■ STATED PROBLEM ■
Find every line in the records that holds the string "produces". Copy each one.

■ SUPPLIED RECORDS ■
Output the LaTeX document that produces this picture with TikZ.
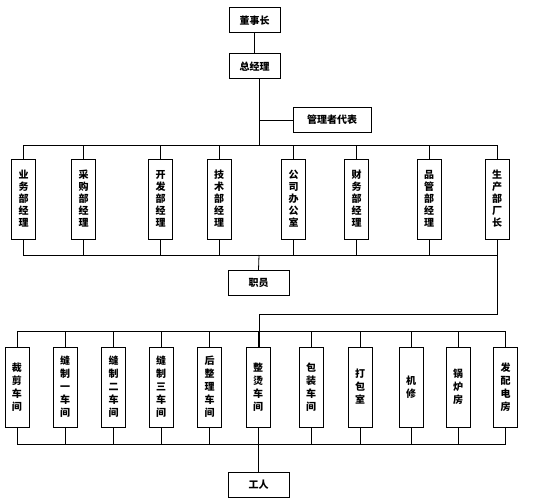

---

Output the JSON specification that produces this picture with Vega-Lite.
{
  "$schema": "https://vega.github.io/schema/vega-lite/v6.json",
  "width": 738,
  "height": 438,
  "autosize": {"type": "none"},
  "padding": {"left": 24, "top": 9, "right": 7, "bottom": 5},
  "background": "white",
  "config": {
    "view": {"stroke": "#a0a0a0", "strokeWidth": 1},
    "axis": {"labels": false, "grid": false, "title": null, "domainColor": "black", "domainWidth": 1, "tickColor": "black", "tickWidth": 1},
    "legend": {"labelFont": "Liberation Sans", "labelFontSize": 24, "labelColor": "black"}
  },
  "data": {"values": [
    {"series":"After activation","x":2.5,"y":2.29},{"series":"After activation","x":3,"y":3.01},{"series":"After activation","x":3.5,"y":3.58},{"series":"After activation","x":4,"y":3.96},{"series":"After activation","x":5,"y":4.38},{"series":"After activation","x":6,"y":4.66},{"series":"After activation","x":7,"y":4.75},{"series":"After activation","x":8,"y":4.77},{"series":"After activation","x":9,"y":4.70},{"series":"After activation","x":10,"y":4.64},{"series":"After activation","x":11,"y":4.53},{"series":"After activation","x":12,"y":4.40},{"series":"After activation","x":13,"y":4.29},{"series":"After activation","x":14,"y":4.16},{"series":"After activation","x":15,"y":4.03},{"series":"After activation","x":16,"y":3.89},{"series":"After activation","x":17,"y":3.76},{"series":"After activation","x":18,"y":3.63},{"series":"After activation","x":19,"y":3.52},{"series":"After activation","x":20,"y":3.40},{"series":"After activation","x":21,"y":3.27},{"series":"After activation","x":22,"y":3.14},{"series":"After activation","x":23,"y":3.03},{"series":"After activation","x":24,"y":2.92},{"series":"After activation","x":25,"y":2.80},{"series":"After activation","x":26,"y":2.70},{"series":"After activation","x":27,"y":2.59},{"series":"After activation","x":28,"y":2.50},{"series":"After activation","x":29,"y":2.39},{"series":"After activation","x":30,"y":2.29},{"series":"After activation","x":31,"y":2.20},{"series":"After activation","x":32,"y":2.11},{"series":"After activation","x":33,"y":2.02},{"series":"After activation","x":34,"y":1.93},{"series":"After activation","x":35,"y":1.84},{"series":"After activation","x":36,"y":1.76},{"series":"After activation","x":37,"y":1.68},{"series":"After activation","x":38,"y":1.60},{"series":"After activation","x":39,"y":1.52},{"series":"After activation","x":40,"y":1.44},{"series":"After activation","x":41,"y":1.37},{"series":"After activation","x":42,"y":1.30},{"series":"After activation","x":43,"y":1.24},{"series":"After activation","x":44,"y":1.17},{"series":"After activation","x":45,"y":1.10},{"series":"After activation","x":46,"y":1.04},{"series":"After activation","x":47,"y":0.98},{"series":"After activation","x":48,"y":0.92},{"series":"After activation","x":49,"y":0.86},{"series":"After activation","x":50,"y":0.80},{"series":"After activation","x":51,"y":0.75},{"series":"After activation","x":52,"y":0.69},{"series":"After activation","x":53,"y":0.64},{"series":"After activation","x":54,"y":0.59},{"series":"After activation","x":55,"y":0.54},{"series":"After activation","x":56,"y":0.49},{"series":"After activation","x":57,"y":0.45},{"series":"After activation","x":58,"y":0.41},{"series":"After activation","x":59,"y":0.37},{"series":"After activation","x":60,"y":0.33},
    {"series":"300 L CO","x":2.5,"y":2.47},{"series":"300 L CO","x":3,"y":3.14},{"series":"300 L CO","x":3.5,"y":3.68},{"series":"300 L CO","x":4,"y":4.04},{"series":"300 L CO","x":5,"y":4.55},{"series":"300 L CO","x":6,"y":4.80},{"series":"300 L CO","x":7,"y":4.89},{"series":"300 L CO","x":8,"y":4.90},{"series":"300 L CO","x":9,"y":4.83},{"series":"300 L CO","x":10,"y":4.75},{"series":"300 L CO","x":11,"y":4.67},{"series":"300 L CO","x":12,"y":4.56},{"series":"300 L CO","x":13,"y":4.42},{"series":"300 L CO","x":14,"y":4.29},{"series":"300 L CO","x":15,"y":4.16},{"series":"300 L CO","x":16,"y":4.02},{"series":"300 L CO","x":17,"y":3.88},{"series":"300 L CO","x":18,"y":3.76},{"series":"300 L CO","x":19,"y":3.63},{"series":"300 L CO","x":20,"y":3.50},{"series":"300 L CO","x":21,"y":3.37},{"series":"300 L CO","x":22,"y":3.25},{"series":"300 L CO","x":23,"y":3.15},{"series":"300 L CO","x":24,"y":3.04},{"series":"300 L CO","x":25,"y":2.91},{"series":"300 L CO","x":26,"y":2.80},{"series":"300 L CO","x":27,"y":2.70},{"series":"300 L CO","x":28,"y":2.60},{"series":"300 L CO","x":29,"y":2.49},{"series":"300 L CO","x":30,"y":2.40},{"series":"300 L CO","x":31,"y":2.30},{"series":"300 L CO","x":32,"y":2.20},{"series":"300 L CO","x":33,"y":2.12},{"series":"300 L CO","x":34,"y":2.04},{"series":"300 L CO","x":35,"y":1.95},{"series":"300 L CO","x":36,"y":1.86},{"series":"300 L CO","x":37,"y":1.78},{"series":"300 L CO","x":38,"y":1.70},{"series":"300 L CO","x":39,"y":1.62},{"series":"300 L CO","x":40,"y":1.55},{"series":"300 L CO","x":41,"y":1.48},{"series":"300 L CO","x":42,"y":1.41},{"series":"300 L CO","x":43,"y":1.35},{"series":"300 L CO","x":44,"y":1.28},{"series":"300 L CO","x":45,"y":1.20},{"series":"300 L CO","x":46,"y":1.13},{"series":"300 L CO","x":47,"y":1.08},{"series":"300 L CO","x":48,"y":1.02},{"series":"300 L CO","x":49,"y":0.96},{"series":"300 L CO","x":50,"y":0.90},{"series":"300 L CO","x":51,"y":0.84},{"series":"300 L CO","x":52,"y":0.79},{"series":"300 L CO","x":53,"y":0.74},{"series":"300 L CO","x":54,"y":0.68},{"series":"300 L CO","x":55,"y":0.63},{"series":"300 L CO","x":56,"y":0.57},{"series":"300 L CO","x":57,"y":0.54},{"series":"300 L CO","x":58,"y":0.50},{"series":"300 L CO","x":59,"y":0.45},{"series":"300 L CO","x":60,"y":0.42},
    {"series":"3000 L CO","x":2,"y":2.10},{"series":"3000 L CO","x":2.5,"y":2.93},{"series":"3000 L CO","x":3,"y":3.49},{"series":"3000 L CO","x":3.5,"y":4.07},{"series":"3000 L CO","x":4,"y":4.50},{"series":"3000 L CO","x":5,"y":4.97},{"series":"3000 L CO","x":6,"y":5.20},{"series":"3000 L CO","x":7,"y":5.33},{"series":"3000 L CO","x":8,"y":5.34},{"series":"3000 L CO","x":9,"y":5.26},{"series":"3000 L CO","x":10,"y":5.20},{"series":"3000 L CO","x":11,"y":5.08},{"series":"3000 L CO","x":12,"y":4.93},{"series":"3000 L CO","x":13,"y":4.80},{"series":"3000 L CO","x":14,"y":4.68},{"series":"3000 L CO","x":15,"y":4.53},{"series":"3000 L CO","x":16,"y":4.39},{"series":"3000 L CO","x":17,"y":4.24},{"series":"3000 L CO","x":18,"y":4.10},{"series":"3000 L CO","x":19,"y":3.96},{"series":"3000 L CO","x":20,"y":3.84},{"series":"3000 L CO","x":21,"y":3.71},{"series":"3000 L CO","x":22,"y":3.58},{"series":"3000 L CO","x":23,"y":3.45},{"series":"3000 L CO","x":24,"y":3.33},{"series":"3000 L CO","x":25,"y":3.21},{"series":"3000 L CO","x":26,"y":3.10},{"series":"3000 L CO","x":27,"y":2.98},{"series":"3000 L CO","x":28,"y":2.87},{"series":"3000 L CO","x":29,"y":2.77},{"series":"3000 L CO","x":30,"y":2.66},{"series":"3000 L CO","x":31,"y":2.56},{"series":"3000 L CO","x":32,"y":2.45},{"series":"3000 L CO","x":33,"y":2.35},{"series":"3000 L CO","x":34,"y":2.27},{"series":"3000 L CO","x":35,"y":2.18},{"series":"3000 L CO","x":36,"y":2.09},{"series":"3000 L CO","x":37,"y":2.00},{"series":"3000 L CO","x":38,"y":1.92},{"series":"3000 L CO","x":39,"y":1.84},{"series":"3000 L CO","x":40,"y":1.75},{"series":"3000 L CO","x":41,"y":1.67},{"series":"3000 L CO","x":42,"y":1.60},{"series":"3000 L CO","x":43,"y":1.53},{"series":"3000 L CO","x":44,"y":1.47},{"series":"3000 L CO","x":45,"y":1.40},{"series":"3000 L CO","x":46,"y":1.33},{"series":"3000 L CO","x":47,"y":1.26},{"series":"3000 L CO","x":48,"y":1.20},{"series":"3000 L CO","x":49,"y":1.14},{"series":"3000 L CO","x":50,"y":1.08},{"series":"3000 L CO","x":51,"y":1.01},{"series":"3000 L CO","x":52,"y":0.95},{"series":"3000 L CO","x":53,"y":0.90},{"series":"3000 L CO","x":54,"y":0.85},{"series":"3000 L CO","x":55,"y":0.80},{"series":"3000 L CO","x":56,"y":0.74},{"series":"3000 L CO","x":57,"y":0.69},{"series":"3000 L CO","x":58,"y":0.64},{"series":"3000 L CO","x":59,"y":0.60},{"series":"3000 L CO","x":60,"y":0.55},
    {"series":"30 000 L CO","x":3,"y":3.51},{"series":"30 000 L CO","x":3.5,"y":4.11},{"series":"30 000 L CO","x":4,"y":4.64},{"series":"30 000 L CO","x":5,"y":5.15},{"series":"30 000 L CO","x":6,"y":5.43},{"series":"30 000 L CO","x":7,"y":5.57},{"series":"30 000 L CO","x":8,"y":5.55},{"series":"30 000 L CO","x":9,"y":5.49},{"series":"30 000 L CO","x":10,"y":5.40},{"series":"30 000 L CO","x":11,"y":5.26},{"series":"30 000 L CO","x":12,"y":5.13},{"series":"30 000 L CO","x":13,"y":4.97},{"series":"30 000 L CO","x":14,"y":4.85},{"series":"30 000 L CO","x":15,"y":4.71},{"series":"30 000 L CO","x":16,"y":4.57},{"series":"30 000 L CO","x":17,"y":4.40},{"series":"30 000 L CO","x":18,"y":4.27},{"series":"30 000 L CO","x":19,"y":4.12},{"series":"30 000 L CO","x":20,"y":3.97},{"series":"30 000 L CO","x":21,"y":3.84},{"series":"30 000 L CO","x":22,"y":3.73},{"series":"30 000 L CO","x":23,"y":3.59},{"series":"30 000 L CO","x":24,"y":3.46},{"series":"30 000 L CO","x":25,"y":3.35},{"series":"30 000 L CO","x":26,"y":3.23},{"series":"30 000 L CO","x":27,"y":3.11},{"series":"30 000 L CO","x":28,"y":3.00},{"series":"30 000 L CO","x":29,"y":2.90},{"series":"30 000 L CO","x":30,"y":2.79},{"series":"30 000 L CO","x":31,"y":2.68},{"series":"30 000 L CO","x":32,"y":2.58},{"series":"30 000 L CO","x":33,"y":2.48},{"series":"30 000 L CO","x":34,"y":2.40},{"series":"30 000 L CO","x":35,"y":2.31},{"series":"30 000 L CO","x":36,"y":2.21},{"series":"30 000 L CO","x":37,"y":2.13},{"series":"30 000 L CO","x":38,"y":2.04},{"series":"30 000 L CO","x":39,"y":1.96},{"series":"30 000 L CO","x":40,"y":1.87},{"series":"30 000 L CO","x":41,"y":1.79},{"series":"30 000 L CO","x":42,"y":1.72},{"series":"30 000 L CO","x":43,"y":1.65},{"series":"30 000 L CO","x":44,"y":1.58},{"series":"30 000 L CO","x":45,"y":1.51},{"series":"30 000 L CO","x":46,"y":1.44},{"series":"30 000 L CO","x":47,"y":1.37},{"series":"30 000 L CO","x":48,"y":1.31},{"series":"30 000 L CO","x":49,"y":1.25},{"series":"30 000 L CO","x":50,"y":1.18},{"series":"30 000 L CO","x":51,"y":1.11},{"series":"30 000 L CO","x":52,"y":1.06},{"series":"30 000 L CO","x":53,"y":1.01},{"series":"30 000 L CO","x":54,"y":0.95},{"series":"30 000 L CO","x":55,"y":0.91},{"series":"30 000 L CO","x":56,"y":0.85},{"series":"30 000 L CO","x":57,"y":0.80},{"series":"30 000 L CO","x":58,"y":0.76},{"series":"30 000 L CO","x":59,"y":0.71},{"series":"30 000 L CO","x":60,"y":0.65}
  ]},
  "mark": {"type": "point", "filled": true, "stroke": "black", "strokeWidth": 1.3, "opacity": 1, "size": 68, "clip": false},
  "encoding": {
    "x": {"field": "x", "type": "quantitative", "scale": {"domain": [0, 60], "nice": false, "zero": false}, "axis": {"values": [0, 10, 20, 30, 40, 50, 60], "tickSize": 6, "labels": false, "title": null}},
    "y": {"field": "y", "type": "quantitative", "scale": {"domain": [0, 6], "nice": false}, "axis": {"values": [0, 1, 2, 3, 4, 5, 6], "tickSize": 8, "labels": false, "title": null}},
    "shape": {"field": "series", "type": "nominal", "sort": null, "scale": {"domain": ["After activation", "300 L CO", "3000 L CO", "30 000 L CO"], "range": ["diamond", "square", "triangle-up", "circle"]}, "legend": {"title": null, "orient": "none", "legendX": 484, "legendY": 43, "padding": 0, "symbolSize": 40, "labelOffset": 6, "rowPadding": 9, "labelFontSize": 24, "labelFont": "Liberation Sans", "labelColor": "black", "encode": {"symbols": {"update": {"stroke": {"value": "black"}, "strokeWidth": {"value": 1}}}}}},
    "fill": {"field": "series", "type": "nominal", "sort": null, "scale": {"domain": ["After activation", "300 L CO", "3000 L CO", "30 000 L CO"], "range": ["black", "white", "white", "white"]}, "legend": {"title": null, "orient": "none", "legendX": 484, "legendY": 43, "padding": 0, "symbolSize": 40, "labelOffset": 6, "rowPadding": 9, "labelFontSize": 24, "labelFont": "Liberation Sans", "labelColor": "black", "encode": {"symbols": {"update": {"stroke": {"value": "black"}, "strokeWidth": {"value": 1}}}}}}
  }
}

■ WRITTEN RESPONSE ■
Output the LaTeX document that produces this picture with TikZ.
Output the JSON specification that produces this picture with Vega-Lite.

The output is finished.